Unfortunately, the final line was wrong, work was ending rather than beginning. On 30th December 1882, the South London Press reported on A W Hume’s bankruptcy, describing him as an army tutor with estimated debts of £7000 (his assets were only £650). The article added that the court had recently appointed a receiver and granted an injunction restraining proceedings by creditors, specifically the Vestry of Camberwell. Despite his bankruptcy Hume continued to run the school though his advertisements in 1883 were in a lower key, this example is from April:
Allison Towers, Dulwich, SE. Thoroughly practical education and preparation for any examinational career. Terms moderate. The list of successes, references etc - apply to A W Hume MA.

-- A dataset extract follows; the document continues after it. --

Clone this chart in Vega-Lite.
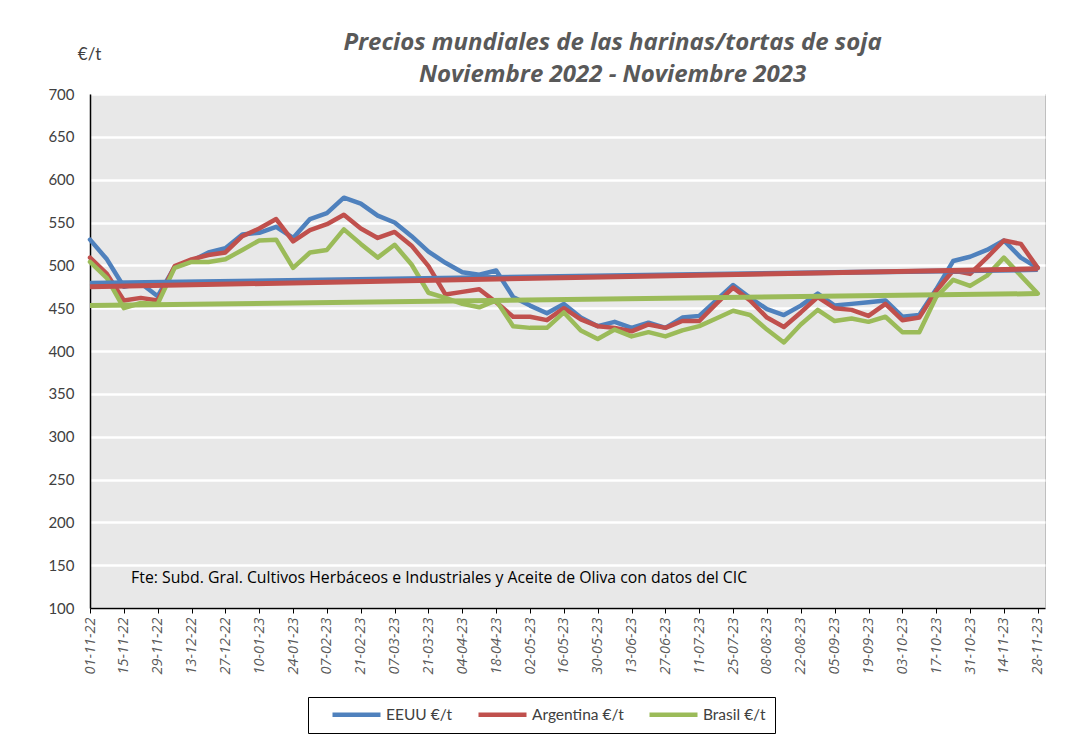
{
  "$schema": "https://vega.github.io/schema/vega-lite/v6.json",
  "width": 955,
  "height": 514,
  "autosize": {"type": "none"},
  "padding": {"left": 90, "top": 94, "right": 29, "bottom": 141},
  "background": "white",
  "config": {
    "font": "Lato",
    "view": {"fill": "#e8e8e8", "stroke": "#bfbfbf", "strokeWidth": 1}
  },
  "title": {
    "text": ["Precios mundiales de las harinas/tortas de soja", "Noviembre 2022 - Noviembre 2023"],
    "fontSize": 24,
    "fontStyle": "italic",
    "fontWeight": "bold",
    "color": "#595959",
    "font": "Open Sans",
    "lineHeight": 32,
    "anchor": "middle",
    "dx": 45,
    "dy": 50,
    "offset": 8
  },
  "datasets": {
    "precios": [
      {"d": "2022-11-01", "EEUU €/t": 530, "Argentina €/t": 509, "Brasil €/t": 504},
      {"d": "2022-11-08", "EEUU €/t": 507, "Argentina €/t": 490, "Brasil €/t": 485},
      {"d": "2022-11-15", "EEUU €/t": 475, "Argentina €/t": 459, "Brasil €/t": 450},
      {"d": "2022-11-22", "EEUU €/t": 479, "Argentina €/t": 462, "Brasil €/t": 456},
      {"d": "2022-11-29", "EEUU €/t": 464, "Argentina €/t": 459, "Brasil €/t": 455},
      {"d": "2022-12-06", "EEUU €/t": 498, "Argentina €/t": 499, "Brasil €/t": 497},
      {"d": "2022-12-13", "EEUU €/t": 505, "Argentina €/t": 507, "Brasil €/t": 504},
      {"d": "2022-12-20", "EEUU €/t": 515, "Argentina €/t": 512, "Brasil €/t": 504},
      {"d": "2022-12-27", "EEUU €/t": 520, "Argentina €/t": 515, "Brasil €/t": 507},
      {"d": "2023-01-03", "EEUU €/t": 536, "Argentina €/t": 534, "Brasil €/t": 518},
      {"d": "2023-01-10", "EEUU €/t": 538, "Argentina €/t": 543, "Brasil €/t": 529},
      {"d": "2023-01-17", "EEUU €/t": 545, "Argentina €/t": 554, "Brasil €/t": 530},
      {"d": "2023-01-24", "EEUU €/t": 532, "Argentina €/t": 528, "Brasil €/t": 497},
      {"d": "2023-01-31", "EEUU €/t": 554, "Argentina €/t": 541, "Brasil €/t": 515},
      {"d": "2023-02-07", "EEUU €/t": 561, "Argentina €/t": 548, "Brasil €/t": 518},
      {"d": "2023-02-14", "EEUU €/t": 579, "Argentina €/t": 559, "Brasil €/t": 542},
      {"d": "2023-02-21", "EEUU €/t": 572, "Argentina €/t": 543, "Brasil €/t": 525},
      {"d": "2023-02-28", "EEUU €/t": 558, "Argentina €/t": 532, "Brasil €/t": 509},
      {"d": "2023-03-07", "EEUU €/t": 550, "Argentina €/t": 539, "Brasil €/t": 524},
      {"d": "2023-03-14", "EEUU €/t": 534, "Argentina €/t": 523, "Brasil €/t": 501},
      {"d": "2023-03-21", "EEUU €/t": 516, "Argentina €/t": 499, "Brasil €/t": 468},
      {"d": "2023-03-28", "EEUU €/t": 503, "Argentina €/t": 466, "Brasil €/t": 462},
      {"d": "2023-04-04", "EEUU €/t": 492, "Argentina €/t": 469, "Brasil €/t": 455},
      {"d": "2023-04-11", "EEUU €/t": 489, "Argentina €/t": 472, "Brasil €/t": 451},
      {"d": "2023-04-18", "EEUU €/t": 494, "Argentina €/t": 457, "Brasil €/t": 459},
      {"d": "2023-04-25", "EEUU €/t": 463, "Argentina €/t": 440, "Brasil €/t": 429},
      {"d": "2023-05-02", "EEUU €/t": 453, "Argentina €/t": 440, "Brasil €/t": 427},
      {"d": "2023-05-09", "EEUU €/t": 444, "Argentina €/t": 436, "Brasil €/t": 427},
      {"d": "2023-05-16", "EEUU €/t": 455, "Argentina €/t": 450, "Brasil €/t": 445},
      {"d": "2023-05-23", "EEUU €/t": 439, "Argentina €/t": 437, "Brasil €/t": 424},
      {"d": "2023-05-30", "EEUU €/t": 429, "Argentina €/t": 429, "Brasil €/t": 414},
      {"d": "2023-06-06", "EEUU €/t": 434, "Argentina €/t": 427, "Brasil €/t": 425},
      {"d": "2023-06-13", "EEUU €/t": 427, "Argentina €/t": 423, "Brasil €/t": 417},
      {"d": "2023-06-20", "EEUU €/t": 433, "Argentina €/t": 431, "Brasil €/t": 422},
      {"d": "2023-06-27", "EEUU €/t": 427, "Argentina €/t": 427, "Brasil €/t": 417},
      {"d": "2023-07-04", "EEUU €/t": 439, "Argentina €/t": 435, "Brasil €/t": 424},
      {"d": "2023-07-11", "EEUU €/t": 441, "Argentina €/t": 435, "Brasil €/t": 429},
      {"d": "2023-07-18", "EEUU €/t": 459, "Argentina €/t": 455, "Brasil €/t": 438},
      {"d": "2023-07-25", "EEUU €/t": 477, "Argentina €/t": 474, "Brasil €/t": 447},
      {"d": "2023-08-01", "EEUU €/t": 462, "Argentina €/t": 459, "Brasil €/t": 442},
      {"d": "2023-08-08", "EEUU €/t": 449, "Argentina €/t": 439, "Brasil €/t": 425},
      {"d": "2023-08-15", "EEUU €/t": 442, "Argentina €/t": 428, "Brasil €/t": 410},
      {"d": "2023-08-22", "EEUU €/t": 453, "Argentina €/t": 445, "Brasil €/t": 431},
      {"d": "2023-08-29", "EEUU €/t": 467, "Argentina €/t": 463, "Brasil €/t": 448},
      {"d": "2023-09-05", "EEUU €/t": 453, "Argentina €/t": 450, "Brasil €/t": 435},
      {"d": "2023-09-12", "EEUU €/t": 455, "Argentina €/t": 448, "Brasil €/t": 438},
      {"d": "2023-09-19", "EEUU €/t": 457, "Argentina €/t": 441, "Brasil €/t": 434},
      {"d": "2023-09-26", "EEUU €/t": 459, "Argentina €/t": 455, "Brasil €/t": 440},
      {"d": "2023-10-03", "EEUU €/t": 440, "Argentina €/t": 436, "Brasil €/t": 422},
      {"d": "2023-10-10", "EEUU €/t": 442, "Argentina €/t": 439, "Brasil €/t": 422},
      {"d": "2023-10-17", "EEUU €/t": 472, "Argentina €/t": 470, "Brasil €/t": 463},
      {"d": "2023-10-24", "EEUU €/t": 505, "Argentina €/t": 494, "Brasil €/t": 483},
      {"d": "2023-10-31", "EEUU €/t": 510, "Argentina €/t": 490, "Brasil €/t": 476},
      {"d": "2023-11-07", "EEUU €/t": 518, "Argentina €/t": 509, "Brasil €/t": 488},
      {"d": "2023-11-14", "EEUU €/t": 529, "Argentina €/t": 529, "Brasil €/t": 509},
      {"d": "2023-11-21", "EEUU €/t": 509, "Argentina €/t": 525, "Brasil €/t": 488},
      {"d": "2023-11-28", "EEUU €/t": 497, "Argentina €/t": 497, "Brasil €/t": 467}
    ],
    "tendencia": [
      {"d": "2022-11-01", "serie": "EEUU €/t", "valor": 479},
      {"d": "2023-11-28", "serie": "EEUU €/t", "valor": 495},
      {"d": "2022-11-01", "serie": "Argentina €/t", "valor": 475},
      {"d": "2023-11-28", "serie": "Argentina €/t", "valor": 496},
      {"d": "2022-11-01", "serie": "Brasil €/t", "valor": 453},
      {"d": "2023-11-28", "serie": "Brasil €/t", "valor": 467}
    ],
    "nota": [
      {"d": "2022-11-18", "valor": 135, "texto": "Fte: Subd. Gral. Cultivos Herbáceos e Industriales y Aceite de Oliva con datos del CIC"}
    ]
  },
  "encoding": {
    "x": {
      "field": "d",
      "type": "temporal",
      "scale": {
        "type": "utc",
        "domain": [{"year": 2022, "month": 11, "date": 1, "utc": true}, {"year": 2023, "month": 12, "date": 1, "utc": true}]
      },
      "axis": {
        "title": null,
        "format": "%d-%m-%y",
        "formatType": "utc",
        "labelExpr": "utcFormat(datum.value, '%d-%m-%y')",
        "values": [
          {"year": 2022, "month": 11, "date": 1, "utc": true},
          {"year": 2022, "month": 11, "date": 15, "utc": true},
          {"year": 2022, "month": 11, "date": 29, "utc": true},
          {"year": 2022, "month": 12, "date": 13, "utc": true},
          {"year": 2022, "month": 12, "date": 27, "utc": true},
          {"year": 2023, "month": 1, "date": 10, "utc": true},
          {"year": 2023, "month": 1, "date": 24, "utc": true},
          {"year": 2023, "month": 2, "date": 7, "utc": true},
          {"year": 2023, "month": 2, "date": 21, "utc": true},
          {"year": 2023, "month": 3, "date": 7, "utc": true},
          {"year": 2023, "month": 3, "date": 21, "utc": true},
          {"year": 2023, "month": 4, "date": 4, "utc": true},
          {"year": 2023, "month": 4, "date": 18, "utc": true},
          {"year": 2023, "month": 5, "date": 2, "utc": true},
          {"year": 2023, "month": 5, "date": 16, "utc": true},
          {"year": 2023, "month": 5, "date": 30, "utc": true},
          {"year": 2023, "month": 6, "date": 13, "utc": true},
          {"year": 2023, "month": 6, "date": 27, "utc": true},
          {"year": 2023, "month": 7, "date": 11, "utc": true},
          {"year": 2023, "month": 7, "date": 25, "utc": true},
          {"year": 2023, "month": 8, "date": 8, "utc": true},
          {"year": 2023, "month": 8, "date": 22, "utc": true},
          {"year": 2023, "month": 9, "date": 5, "utc": true},
          {"year": 2023, "month": 9, "date": 19, "utc": true},
          {"year": 2023, "month": 10, "date": 3, "utc": true},
          {"year": 2023, "month": 10, "date": 17, "utc": true},
          {"year": 2023, "month": 10, "date": 31, "utc": true},
          {"year": 2023, "month": 11, "date": 14, "utc": true},
          {"year": 2023, "month": 11, "date": 28, "utc": true}
        ],
        "labelAngle": -90,
        "labelAlign": "right",
        "labelBaseline": "middle",
        "labelFont": "Open Sans",
        "labelFontSize": 14.5,
        "labelFontStyle": "italic",
        "labelColor": "#595959",
        "labelPadding": 4,
        "labelOverlap": false,
        "labelBound": false,
        "labelFlush": false,
        "ticks": true,
        "tickSize": 5,
        "tickColor": "#000000",
        "domainColor": "#000000",
        "domainWidth": 1.5,
        "grid": false
      }
    },
    "y": {
      "field": "valor",
      "type": "quantitative",
      "scale": {"domain": [100, 700], "nice": false, "zero": false},
      "axis": {
        "title": "€/t",
        "titleAngle": 0,
        "titleX": -1,
        "titleY": -40,
        "titleAlign": "center",
        "titleBaseline": "middle",
        "titleFontSize": 17,
        "titleFontWeight": "normal",
        "titleColor": "#404040",
        "values": [100, 150, 200, 250, 300, 350, 400, 450, 500, 550, 600, 650, 700],
        "labelFontSize": 15,
        "labelColor": "#404040",
        "labelPadding": 16,
        "ticks": false,
        "domainColor": "#000000",
        "domainWidth": 1.5,
        "grid": true,
        "gridColor": "#ffffff",
        "gridWidth": 2.5
      }
    },
    "color": {
      "field": "serie",
      "type": "nominal",
      "scale": {
        "domain": ["EEUU €/t", "Argentina €/t", "Brasil €/t"],
        "range": ["#4f81bd", "#c0504d", "#9bbb59"]
      },
      "legend": {
        "title": " ",
        "titleOrient": "left",
        "titleFontSize": 1,
        "titlePadding": 31,
        "orient": "none",
        "legendX": 218,
        "legendY": 603,
        "direction": "horizontal",
        "symbolType": "M-4,0H4",
        "symbolSize": 144,
        "symbolStrokeWidth": 4.5,
        "labelFontSize": 15.5,
        "labelColor": "#404040",
        "labelOffset": 21,
        "columnPadding": 16,
        "strokeColor": "#000000",
        "padding": 9,
        "fillColor": "#ffffff"
      }
    }
  },
  "layer": [
    {
      "data": {"name": "precios", "format": {"parse": {"d": "utc:'%Y-%m-%d'"}}},
      "transform": [
        {"fold": ["EEUU €/t", "Argentina €/t", "Brasil €/t"], "as": ["serie", "valor"]}
      ],
      "mark": {"type": "line", "strokeWidth": 4.5, "strokeJoin": "round", "strokeCap": "round"}
    },
    {
      "data": {"name": "tendencia", "format": {"parse": {"d": "utc:'%Y-%m-%d'"}}},
      "mark": {"type": "line", "strokeWidth": 5, "strokeCap": "butt"}
    },
    {
      "data": {"name": "nota", "format": {"parse": {"d": "utc:'%Y-%m-%d'"}}},
      "mark": {"type": "text", "align": "left", "baseline": "middle", "fontSize": 15.8, "color": "#000000", "font": "Open Sans"},
      "encoding": {
        "text": {"field": "texto", "type": "nominal"},
        "color": null
      }
    }
  ]
}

The school finally closed early in 1884, Hume auctioning his household furniture in June - included a semi-grand piano by Broadwood & Sons, a cottage piano by Cramer & Co, various plated articles, 650 school books, and numerous effects. Captain Wollenhaupt and his sister Raby moved to Guernsey where, early in 1886 he joined the staff of Elizabeth College in St Peter Port to teach German and military instruction - the couple were still there in the early 1900s. As to what happened to Andrew W Hume and his other sister Annie after 1884, there is no record.